Just as farmers are feeling more confident about agricultural trade thanks to the new U.S.-Mexico-Canada Agreement, better known as the USMCA or the "new" NAFTA (2.0), a special report from Purdue University analysts released last week is blowing the whistle on possible misconceptions concerning the new agreement, indicating the estimated $450 million expansion of U.S. agricultural exports provided for in the new trade deal will be greatly overshadowed by other retaliatory tariffs imposed by the administration’s decision to impose steel and aluminum imports.
The study was produced by Purdue University agricultural economists Dr. Dominique van der Mensbrugghe, Dr. Wallace Tyner, and Dr. Maksym Chepeliev, and titled "How U.S. Agriculture Will Fare Under the USMCA and Retaliatory Tariffs." The study was commissioned by the Farm Foundation, who established the Food and Agricultural Trade Resource Center in an effort to better define trade discussions and provide productive debate and dialogue on trade policy issues.
The study indicates the recently signed USMCA should provide several benefits to U.S. farmers who have suffered from retaliatory tariffs imposed on U.S. trade following President Trump's decision to raise tariffs on steel and aluminum imports earlier this year.
"The United States-Mexico-Canada Agreement (USMCA) [yet to ratified by Congress] should bring a sigh of relief to U.S. farmers. It largely maintains the relatively free market access across the three countries, particularly in agriculture. It improves market access for U.S. dairy and poultry exports towards Canada, providing a modest positive export bump in these sectors," the Study states.

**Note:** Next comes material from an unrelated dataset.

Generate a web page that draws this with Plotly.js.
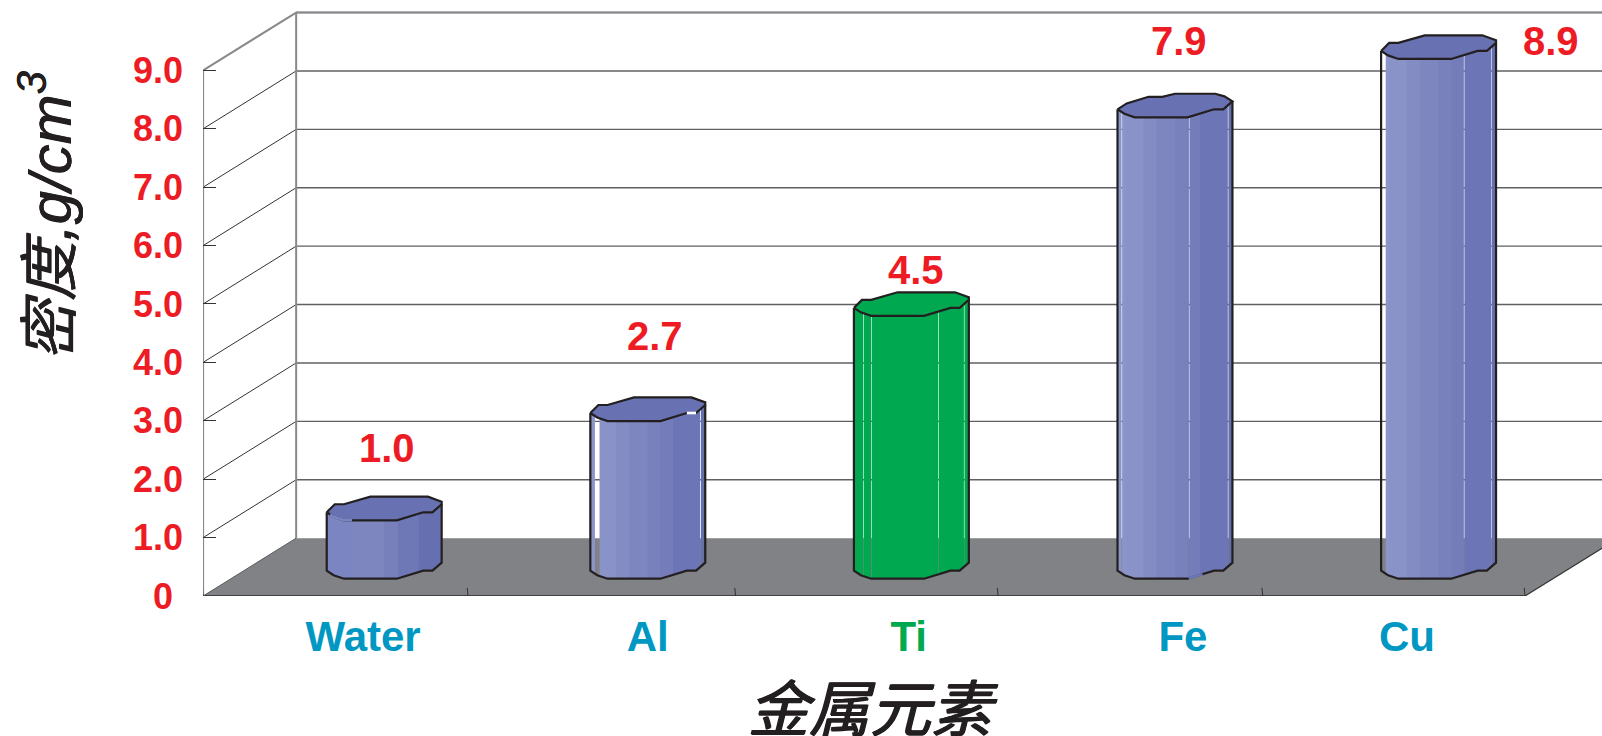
<!DOCTYPE html>
<html>
<head>
<meta charset="utf-8">
<script src="https://cdn.plot.ly/plotly-3.0.1.min.js"></script>
<style>html,body{margin:0;padding:0;background:#fff;overflow:hidden}</style>
</head>
<body>
<div id="chart" style="width:1602px;height:736px"></div>
<script>
// Density of common metals, drawn as faceted columns standing on a floor in oblique projection.
const metals = ['Water', 'Al', 'Ti', 'Fe', 'Cu'];
const densities = [1.0, 2.7, 4.5, 7.9, 8.9];
const yTicks = [0, 1, 2, 3, 4, 5, 6, 7, 8, 9];
const yTickLabels = ['0\u00a0', '1.0', '2.0', '3.0', '4.0', '5.0', '6.0', '7.0', '8.0', '9.0'];

// Label placement along the axes
const metalLabelX = [-0.08, 1.0, 1.99, 3.03, 3.88];
const valueLabelX = [0.01, 1.026, 2.016, 3.017, 4.426];
const valueLabelY = [2.54, 4.46, 5.58, 9.5, 9.5];

const blueFace = '#6871b1';
const greenFill = '#00a94f';
const outline = '#231f20';
const red = '#ed1c24';
const blueText = '#0098c3';

// Oblique projection
const floorLeft = -0.687, floorRight = 4.328;
const depthX = 0.353, depthY = 0.99;
const plotRight = 4.62;
const floorTicks = [-0.687, 0.318, 1.333, 2.329, 3.333, 4.328];

// Column geometry, in axis units
const columnWidth = 0.436, columnBase = 0.296, capDepth = 0.404;
// Front contour of the column section: fraction across the width, fraction of the cap depth
const frontEdge = [[0, .34], [.06, .15], [.15, 0], [.61, 0], [.84, .34], [.92, .34], [1, .68]];
const backEdge = [[1, .79], [.88, 1], [.38, 1], [.15, .68], [.07, .68], [0, .34]];
const backEdgeFe = [[1, .68], [.93, .89], [.85, 1], [.5, 1], [.39, .87], [.27, .87], [.08, .59], [0, .34]];

// Shading bands across the column width
const blueBands = [
  [0, .07, '#8c95c9'], [.07, .225, '#8a93c8'], [.225, .34, '#838cc3'], [.34, .5, '#7e86bf'],
  [.5, .61, '#7981bc'], [.61, .72, '#747cb9'], [.72, .96, '#6c75b5'], [.96, 1, '#6570af']
];
const waterBands = [
  [0, .22, '#7b85c2'], [.22, .5, '#7e86bf'], [.5, .62, '#7780bb'], [.62, .8, '#6f78b7'], [.8, 1, '#6670b1']
];
const greenBands = [[0, 1, greenFill]];
const bandsByColumn = [waterBands, blueBands, greenBands, blueBands, blueBands];

// See-through slits in each column
const slits = [
  [],
  [[.04, .08], [.955, .962]],
  [[.08, .085], [.15, .155], [.733, .738], [.957, .962]],
  [[.035, .04], [.62, .626], [.96, .965]],
  [[.004, .04], [.72, .725], [.96, .965]]
];
// Stretches where the drawn outline is interrupted: [column, on the cap?, from, to, colour]
const outlineBreaks = [
  [0, true, .03, .22, '#7b85c2'],
  [1, true, .84, .92, '#ffffff'],
  [3, false, .62, .74, '#6c75b5']
];

const contourAt = u => {
  for (let k = 1; k < frontEdge.length; k++) {
    const [a, va] = frontEdge[k - 1], [b, vb] = frontEdge[k];
    if (u <= b) return va + (vb - va) * (u - a) / (b - a);
  }
  return frontEdge[frontEdge.length - 1][1];
};

const traces = [];
const poly = (xs, ys, fill) => traces.push({
  x: xs, y: ys, mode: 'lines', fill: 'toself', fillcolor: fill,
  line: {width: 0}, hoverinfo: 'skip', showlegend: false
});
const path = (xs, ys, color, width) => traces.push({
  x: xs, y: ys, mode: 'lines', line: {color: color, width: width, simplify: false},
  hoverinfo: 'skip', showlegend: false, cliponaxis: false
});

// Floor
poly([floorLeft, floorRight, floorRight + depthX, floorLeft + depthX],
     [0, 0, depthY, depthY], '#808285');

// Back wall and side wall rules
yTicks.forEach(v => {
  if (v > 0) path([floorLeft + depthX, plotRight], [v + depthY, v + depthY], '#5f6062', 1.4);
  if (v > 0 && v < 9) path([floorLeft, floorLeft + depthX], [v, v + depthY], '#333333', 1);
});
const wallTop = yTicks[yTicks.length - 1];
path([floorLeft, floorLeft], [0, wallTop], '#88898c', 2);
path([floorLeft + depthX, floorLeft + depthX], [depthY, wallTop + depthY], '#88898c', 2);
path([floorLeft, floorLeft + depthX], [wallTop, wallTop + depthY], '#88898c', 2);
path([floorLeft + depthX, plotRight], [wallTop + depthY, wallTop + depthY], '#88898c', 2);

// Floor edges and category separators
path([floorLeft, floorRight], [-0.03, -0.03], '#b5b6b8', 1.5);
path([floorLeft, floorRight], [0, 0], '#2a2a2b', 1.5);
path([floorRight, plotRight], [0, depthY * (plotRight - floorRight) / depthX], '#333333', 1.2);
path([floorLeft, floorLeft + depthX], [0, depthY], '#58595b', 1);
floorTicks.forEach(t => path([t, t - 0.003], [0, 0.14], '#333333', 1));

// Columns
densities.forEach((value, i) => {
  const xAt = u => i + (u - 0.5) * columnWidth;
  const lift = v => columnBase + v * capDepth;
  const cuts = frontEdge.map(p => p[0]);

  bandsByColumn[i].forEach(([a, b, color]) => {
    // Split each band around the slits
    let spans = [[a, b]];
    slits[i].forEach(([s, e]) => {
      spans = spans.flatMap(([p, q]) =>
        e <= p || s >= q ? [[p, q]] : [[p, s], [e, q]].filter(([m, n]) => n > m));
    });
    spans.forEach(([p, q]) => {
      // Run each strip slightly under its right neighbour so no seam shows between bands
      const touchesSlit = slits[i].some(([s]) => Math.abs(s - q) < 1e-9);
      const end = q < 1 && !touchesSlit ? Math.min(1, q + 0.008) : q;
      const us = [p, ...cuts.filter(c => c > p && c < end), end];
      const lower = us.map(u => lift(contourAt(u)));
      const upper = us.map(u => lift(contourAt(u)) + value);
      poly([...us.map(xAt), ...us.slice().reverse().map(xAt)],
           [...lower, ...upper.slice().reverse()], color);
    });
  });

  // Top cap
  const ring = [...frontEdge, ...(metals[i] === 'Fe' ? backEdgeFe : backEdge)];
  const capFill = metals[i] === 'Ti' ? greenFill : blueFace;
  poly(ring.map(p => xAt(p[0])), ring.map(p => lift(p[1]) + value), capFill);
  path(ring.map(p => xAt(p[0])), ring.map(p => lift(p[1]) + value), outline, 2.2);

  // Silhouette below the cap
  const sx = [xAt(0), ...frontEdge.map(p => xAt(p[0])), xAt(1)];
  const sy = [lift(frontEdge[0][1]) + value, ...frontEdge.map(p => lift(p[1])), lift(frontEdge[6][1]) + value];
  path(sx, sy, outline, 2.2);

  // Breaks in the outline
  outlineBreaks.filter(b => b[0] === i).forEach(([, onCap, from, to, color]) => {
    const us = [from, ...cuts.filter(c => c > from && c < to), to];
    const top = onCap ? value : 0;
    path(us.map(xAt), us.map(u => lift(contourAt(u)) + top), color, 2.6);
  });
});

const numberFont = {family: '"Liberation Sans Narrow", "Liberation Sans", Arial, sans-serif', weight: 'bold'};
const titleShadow = '0.7px 0 0 #231f20, -0.7px 0 0 #231f20, 0 0.5px 0 #231f20';

const annotations = densities.map((value, i) => ({
  x: valueLabelX[i], y: valueLabelY[i], xref: 'x', yref: 'y', showarrow: false,
  text: value.toFixed(1),
  font: {...numberFont, size: 40, color: red}
}));
annotations.push({
  x: 0, y: 1, xref: 'paper', yref: 'paper', xshift: -157, yshift: -216,
  showarrow: false, textangle: -90, xanchor: 'center', yanchor: 'middle',
  text: '密度,g/cm<sup>3</sup>',
  font: {family: '"Liberation Sans", "Noto Sans CJK SC", sans-serif', size: 60, style: 'italic', color: '#231f20', shadow: '0.4px 0 0 #231f20, -0.4px 0 0 #231f20'}
});
annotations.push({
  x: 0.479, y: 0, xref: 'paper', yref: 'paper', yshift: -108,
  showarrow: false, xanchor: 'center', yanchor: 'middle',
  text: '金属元素',
  font: {family: '"Noto Sans CJK SC", sans-serif', size: 61, style: 'italic', color: '#231f20', shadow: titleShadow}
});

Plotly.newPlot('chart', traces, {
  width: 1602, height: 736,
  margin: {l: 203, r: 0, t: 0, b: 140, pad: 0},
  paper_bgcolor: '#ffffff', plot_bgcolor: '#ffffff',
  showlegend: false,
  xaxis: {
    range: [-0.6874, plotRight], showgrid: false, zeroline: false, showline: false, ticks: '',
    tickmode: 'array', tickvals: metalLabelX,
    ticktext: metals.map(m => m === 'Ti' ? `<span style="color:${greenFill}">${m}</span>` : m),
    ticklabelstandoff: 12,
    tickfont: {family: '"Liberation Sans", Arial, sans-serif', weight: 'bold', size: 42, color: blueText}
  },
  yaxis: {
    range: [0, 10.205], showgrid: false, zeroline: false, showline: false,
    tickmode: 'array', tickvals: yTicks, ticktext: yTickLabels,
    ticks: 'inside', ticklen: 13, tickwidth: 1, tickcolor: '#333333',
    ticklabelstandoff: 19,
    tickfont: {...numberFont, size: 36, color: red}
  },
  annotations: annotations
}, {displayModeBar: false, staticPlot: true});
</script>
</body>
</html>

However, the study further notes the new agreement, when and if implemented, will be taking place at a time of high volatility in the trade policy environment, and continuing tariffs imposed by other trading partners will continue to cost farmers in the long run.
"The modest market access improvements in the USMCA will lead to an expansion of U.S. agricultural exports, mostly in the dairy and poultry sectors. However, the retaliatory measures taken to the U.S. decision to raise tariffs on their exports of steel and aluminum will still cause U.S. agricultural exports to decline by $1.8 billion worldwide, and by $1.9 billion to these key trading partners (United States, Mexico and Canada)," the study reveals.
The study summary claims that "in today's broader context of reactive trade retaliation from countries around the world, the United States would see a decline in agricultural exports of $7.9 billion, thus overwhelming the small positive gains from USMCA." And the situation could be worse than face value, especially if the USMCA fails to be ratified and tariff rates revert to the "most favored nation (MFN) status granted to all countries that are members of the World Trade Organization."
The study was designed to offer a more comprehensive look at trade developments between the former NAFTA tri-lateral trade agreement partners and to examine the impact and possible developments that could unfold over the course in the months ahead, including what impacts could be realized by U.S. agricultural interests.
The study includes the following sections:
- Description of overall changes introduced in USMCA
- More detail on agricultural sector changes
- The USMCA changes with the Canadian and Mexican retaliatory tariffs in agriculture that were added
- The USMCA with all the tariff increases over the last 18 months including agricultural sector tariff changes introduced by other countries such as China
- Report of the literature analyses of the impacts of NAFTA elimination
"The new NAFTA agreement, USMCA, consolidates the agricultural market access gains from NAFTA 1.0—fortunately for farmers—and in some sectors leads to an improvement in market access—notably in dairy and poultry exports to Canada. U.S. agricultural exports would increase by an estimated $450 million, largely concentrated in dairy and poultry...[however] the retaliatory tariffs implemented by Canada and Mexico on U.S. agricultural exports will reverse the modest export gains from USMCA—a decline of $1.77 billion rather than a gain of $450 million. In the broadest possible context, with all measures and counter measures, U.S. agricultural exports will decline by around $8 billion—similar in size to withdrawing from NAFTA. These negative trade impacts will be reflected in lower incomes for U.S. farmers, reduced land returns and labor displacement," the study concludes.